REPUBLIKA.CO.ID, JAKARTA – Kementerian Keuangan (Kemenkeu) menilai, setidaknya ada empat faktor yang mempengaruhi pertumbuhan ekonomi Indonesia. Sebagian besar di antaranya dipengaruhi oleh pandemi Covid-19.
Kepala Kebijakan Ekonomi Makro Badan Kebijakan Fiskal (BKF) Kemenkeu Hidayat Amir menyebutkan, arah kebijakan pemerintah tahun depan adalah memastikan agar penanganan Covid-19 tidak terkendala anggaran. "Sebab, kita masih melihat, pandemi Covid-19 masih menjadi faktor utama yang mempengaruhi pertumbuhan ekonomi di tahun depan," tuturnya dalam Webinar Indonesia Economic Outlook 2021, Sabtu (14/11).
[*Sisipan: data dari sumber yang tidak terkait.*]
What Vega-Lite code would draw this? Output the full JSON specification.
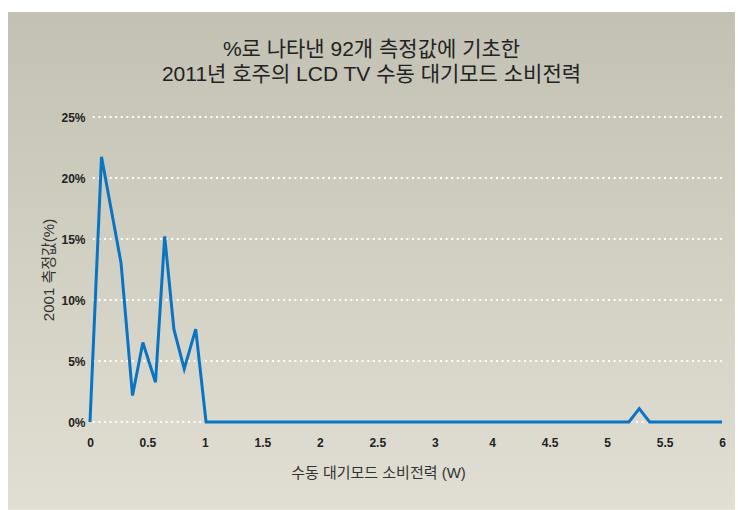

Tidak hanya situasi pandemi di Indonesia, Hidayat menambahkan, kondisi di dunia juga menjadi faktor utama. Sebab, Indonesia masih menjadi bagian dari rantai pasok global yang pasti terpengaruh dengan kondisi negara lain. Proyeksi pertumbuhan ekonomi global menjadi faktor kinerja ekonomi domestik tahun depan.
Gelombang kedua dan ketiga penyebaran Covid-19 yang kini sedang terjadi di Eropa dan Amerika Serikat (AS) akan menjadi fokus pemerintah, meskipun situasi di Indonesia disebutkan Hidayat sudah membaik. “Kemarin agak lebih tinggi karena ada libur panjang, tapi kita berharap ini temporer,” kata Hidayat.
Untuk mengantisipasi tekanan dari domestik dan eksternal, pemerintah melalui Kemenkeu memberikan dukungan ekspansi fiskal, terutama dalam melanjutkan program Pemulihan Ekonomi Nasional (PEN). APBN pun dirancang untuk ekspansif dan konsolidatif guna mendukung percepatan pemulihan ekonomi serta penguatan reformasi.
Dari sisi demand, fokusnya adalah penguatan bansos dan bantuan langsung tunai (BLT), sementara pemberian insentif pajak, bantuan kredit dan penjaminan untuk UMKM hingga korporasi jadi fokus dari sisi suplai. Hidayat mengatakan, bantuan ini akan diteruskan dengan berbagai penguatan. "Kita dalami agar targeted dengan pendekatan sektoral yang baru agar terjadi reopening," ujarnya.
Faktor terakhir yang berpengaruh pada pertumbuhan ekonomi Indonesia tahun depan adalah akselerasi reformasi. Hidayat mengatakan, situasi sulit saat ini semakin menekankan urgensi untuk melakukan reformasi struktural guna meningkatkan produktivitas, daya saing dan iklim investasi.
Salah satu upaya yang sudah dilakukan adalah Omnibus Law Cipta Kerja. Di sisi lain, Hidayat mengatakan, pemerintah juga sudah menjalankan reformasi anggaran dan membentuk Lembaga Pengelola Investasi (SWF).